The Pittsburgh Pirates once again have an early-round draft selection. This year, they have the 4th overall pick. Many sites have already done their mock draft, and I want to join in on the fun. Today, I want to make my way too early mock draft for the Pirates’ first five picks.
There have been plenty of mock drafts already done for the first round, and I want to take a crack at what I think the Pirates will do this year with their first few picks. The team has used their draft picks wisely over the last few seasons and is getting some good prospects from the draft. There should be no shortage of talent from this year’s draft.
With that being stated, let’s get into the Pittsburgh Pirates first pick and the 4th overall selection.
No. 4 overall – Jacob Berry
The draft is loaded with a ton of high school talent on top, but I think the Pittsburgh Pirates will take slugger Jacob Berry with the fourth overall pick. Berry is one of the best hitters in this draft and arguably the best college position player. Berry might not have a defined position, limiting his value, but he absolutely makes up for it with his bat.

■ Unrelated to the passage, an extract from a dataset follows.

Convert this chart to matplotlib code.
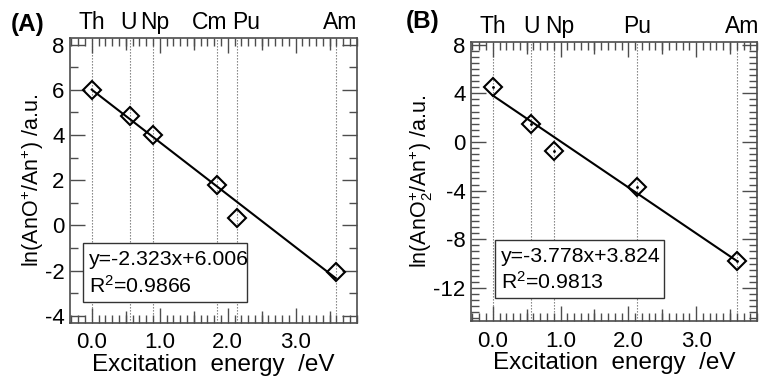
import numpy as np
import matplotlib
matplotlib.use('Agg')
import matplotlib.pyplot as plt
from matplotlib.ticker import MultipleLocator, FixedLocator, FuncFormatter
from matplotlib.patches import Rectangle

plt.rcParams['font.family'] = ['Liberation Sans', 'DejaVu Sans']
plt.rcParams['mathtext.fontset'] = 'custom'
plt.rcParams['mathtext.rm'] = 'Liberation Sans'
plt.rcParams['mathtext.it'] = 'Liberation Sans:italic'
plt.rcParams['mathtext.bf'] = 'Liberation Sans:bold'
plt.rcParams['axes.unicode_minus'] = False

# panel A: AnO+
elem_a = ['Th', 'U', 'Np', 'Cm', 'Pu', 'Am']
energy_a = [0.0, 0.56, 0.90, 1.84, 2.13, 3.59]
ln_a = [6.0, 4.85, 4.0, 1.8, 0.35, -2.05]
fit_a = (-2.323, 6.006)
r2_a = '0.9866'

# panel B: AnO2+
elem_b = ['Th', 'U', 'Np', 'Pu', 'Am']
energy_b = [0.0, 0.57, 0.90, 2.13, 3.60]
ln_b = [4.5, 1.5, -0.7, -3.7, -9.8]
fit_b = (-3.778, 3.824)
r2_b = '0.9813'

fig = plt.figure(figsize=(7.59, 3.77), dpi=100)
ax1 = fig.add_axes([0.0922, 0.144, 0.378, 0.754])
ax2 = fig.add_axes([0.6206, 0.149, 0.377, 0.739])


def panel(ax, elem, en, y, fit, r2, ylim, ymaj, ymin, ylab, lab_off, box, dots):
    ax.set_xlim(-0.32, 3.9)
    ax.set_ylim(*ylim)
    for e in en:
        ax.axvline(e, color='0.45', lw=0.8, ls=(0, (1.2, 1.5)), zorder=1)
    xs = np.array([0, en[-1]])
    ax.plot(xs, fit[0] * xs + fit[1], color='k', lw=1.5, zorder=2)
    ax.plot(en, y, 'D', ms=9.5, mfc='none', mec='k', mew=1.5, zorder=3)
    if dots:
        ax.plot(en, y, '.', ms=2, color='k', zorder=3)

    ax.xaxis.set_major_locator(MultipleLocator(1.0))
    ax.xaxis.set_minor_locator(MultipleLocator(0.1))
    ax.xaxis.set_major_formatter(FuncFormatter(lambda v, p: '%.1f' % v))
    ax.yaxis.set_major_locator(MultipleLocator(ymaj))
    ax.yaxis.set_minor_locator(MultipleLocator(ymin))
    ax.tick_params(which='both', direction='in', top=True, right=True,
                   labelsize=16, color='0.3')
    ax.tick_params(which='major', length=11, width=1)
    ax.tick_params(which='minor', length=5.5, width=1)
    ax.tick_params(axis='x', pad=7)
    ax.tick_params(axis='y', pad=4)
    for side in ['bottom', 'top']:
        sec = ax.secondary_xaxis(side)
        sec.xaxis.set_major_locator(FixedLocator([0.5, 1.5, 2.5, 3.5]))
        sec.tick_params(direction='in', length=8.5, width=1, color='0.3',
                        labelbottom=False, labeltop=False)
        sec.spines[side].set_visible(False)
    for s in ax.spines.values():
        s.set_color('0.3')
        s.set_linewidth(1.2)

    for name, e, off in zip(elem, en, lab_off):
        ax.annotate(name, (e, 1.0), xycoords=('data', 'axes fraction'),
                    xytext=(off, 3), textcoords='offset points',
                    ha='center', va='bottom', fontsize=16.5)

    ax.set_xlabel('Excitation  energy  /eV', fontsize=17.5, labelpad=0.5)
    ax.set_ylabel(ylab, fontsize=15.5, labelpad=-1)

    x0, y0, w, h = box
    ax.add_patch(Rectangle((x0, y0), w, h, transform=ax.transAxes,
                           fill=True, fc='white', ec='0.2', lw=1, zorder=4))
    ax.text(x0 + 0.022, y0 + h * 0.72, 'y=%.3fx+%.3f' % fit, transform=ax.transAxes,
            fontsize=15.3, va='center', ha='left', zorder=5)
    ax.text(x0 + 0.022, y0 + h * 0.27, 'R$^{2}$=' + r2, transform=ax.transAxes,
            fontsize=15.3, va='center', ha='left', zorder=5)


panel(ax1, elem_a, energy_a, ln_a, fit_a, r2_a, (-4.3, 8.27), 2, 1,
      'ln(AnO$^{+}$/An$^{+}$) /a.u.', [0, -1, 1, -5, 7, 3],
      (0.045, 0.073, 0.572, 0.207), False)
panel(ax2, elem_b, energy_b, ln_b, fit_b, r2_b, (-14.7, 8.2), 4, 0.5,
      'ln(AnO$_{2}^{+}$/An$^{+}$) /a.u.', [0, 0, 4, 0, 4],
      (0.084, 0.082, 0.59, 0.208), True)

fig.text(0.014, 0.905, '(A)', fontsize=17.5, fontweight='bold', va='bottom')
fig.text(0.534, 0.912, '(B)', fontsize=17.5, fontweight='bold', va='bottom')

fig.savefig('out.png', dpi=100)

Berry has batted .378/.462/.672 with a .484 wOBA this year with Louisiana State University. He already has 15 home runs in just 212 plate appearances, putting him on pace for about 45 across an entire season. Berry has also drawn more walks than strikeouts. He has 21 base-on-balls to just 18 strikeouts, leading to a 9.9% walk rate and phenomenal 8.5% strikeout rate. Although his walk rate slightly decreased from 11.1% last year, he cut his strikeout rate down by over 10%.
Between this year with Louisiana and 2021 with Arizona, Berry has 32 home runs in 509 plate appearances and a 1.123 OPS. His isolated slugging percentage comes in well over .300 at .312. To go with his home runs, he also has 27 two-baggers. With his pace in college, he’d have 40 homers and 34 doubles. His hitting talent is reflected in the 60+ grades that MLB Pipeline gives him for his hit and power tools.
The only downside is that he doesn’t have a defined position. Berry came into college as a third baseman but has mainly worked in right field this year. He spent all but nine games as a designated hitter in 2021. FanGraphs describes his defensive ability as rigid. Chances are, he’ll see time at first base when he reaches the pros.
The Pittsburgh Pirates and Ben Cherington have gone with a college bat each of the last two seasons with Nick Gonzales and Henry Davis. It might only be a two-draft sample size, but they passed up some pretty good high school talent the previous year, with Marcelo Mayer and Jordan Lawlar ranking as two of the best draft prospects last season. The only high schooler I see the Pirates taking is Druw Jones, and that’s a big ‘if’ considering he’s a consensus no. 1 or no. 2 pick.